Even amidst the moments of terrible grief and preparing to leave the world, there were still moments of joy and comfort. One day towards the very end of his illness William declared to Jean D’Earley that he had a sudden desire to sing, but that he would feel foolish doing so. Henry Fitzgerald who was also with him suggested that he send his daughters to sing to comfort him and William agreed. The girls arrived, and William perked up a bit.

‘Matilda, you be the first to sing,’ he said. She had no wish to do so, for her life at the time was a bitter cup, but she had no wish to disobey her father's command. She started to sing, since she wished to please her father, and she sang exceedingly well, giving a verse of the song in a sweet clear voice.
’Joanna you sing as best you can!’ She sang one verse from a rotrouenge, but timidly. 
‘Don’t be bashful when you sing,’ said the Earl, ‘for if you are, you will not perform well and the words will not come across in the right way.’ So the Marshall taught her how to sing the words.
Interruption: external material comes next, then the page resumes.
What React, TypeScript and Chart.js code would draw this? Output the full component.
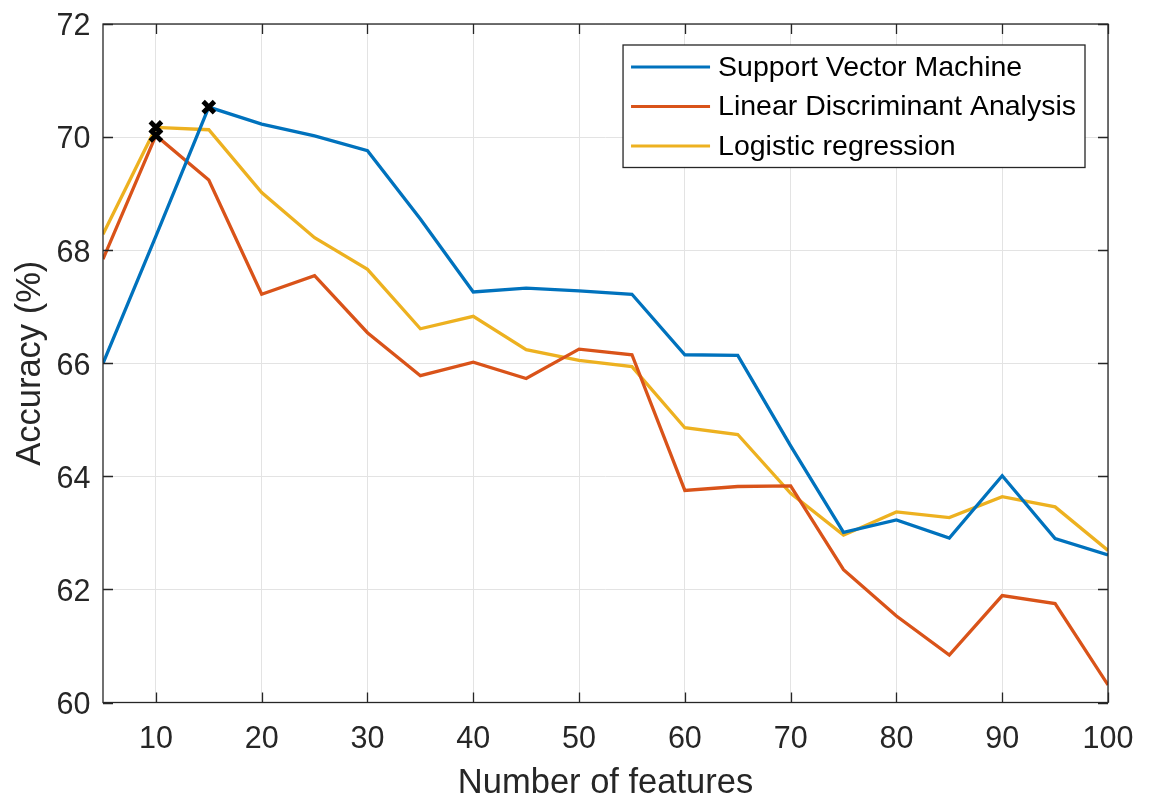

Once the song was finished, he said to them ‘My daughters go in the name of Christ, for God protects all who believe in him; I pray to him to grant you his protection.’ As was fitting they took their leave:

Another incident involved the supernatural.  William was being attended by Jean D’Earley and said to him. ‘Can you see what I can see?’
‘My Lord, I don't know what we're looking at.’
‘Upon my soul, there are two men in white here, one of them here by me on my right and the other on my left; I never saw more handsome anywhere.’
‘My Lord, the company of Angels has come to you, and if it please God, will come again to be by your side. God has sent his company to you to lead you along the right path.’
The Earl then said:’blessed be the Lord our God, who has given and imparted his grace to me here.’
I  believe that indeed the company of Angels had come to him rather than it being caused by the flickers of the dying mind.

William died at Caversham on a May morning  with the windows open and his grieving family around his bed this very week 792 years ago, and as evidenced here in this gathering he is still remembered and honoured at Cartmel, the Priory he founded on his return from Jerusalem.
The Histoire finishes: here ends the story of the Earl's life, and may God grant that his soul rest in eternal glory in the company of his angels! Amen

But the story doesn't end there, because William’s memory has lived on down the centuries. His name has become a byword for honour and chivalry, for  loyalty, for decency and compassion. He was a great man in his time, and he remains a great one even now, perhaps even more so because there are so many more people in the world than there were in his day, and in reading about him, they can reach out and be inspired by his values. In writing my own novels about his life, I hope I have done him justice.

The Histoire reaches out across the centuries to the author in me and says. ‘Nobody seeking to make a living from writing should put in his book anything which is not strictly necessary or which is extraneous to the matter in hand.’
I hope none of this has been extraneous.  I wanted to share and celebrate with you the life of the founder of Cartmel Priory, and I hope I have given you William Marshal.  The Greatest Knight, and the finest man.’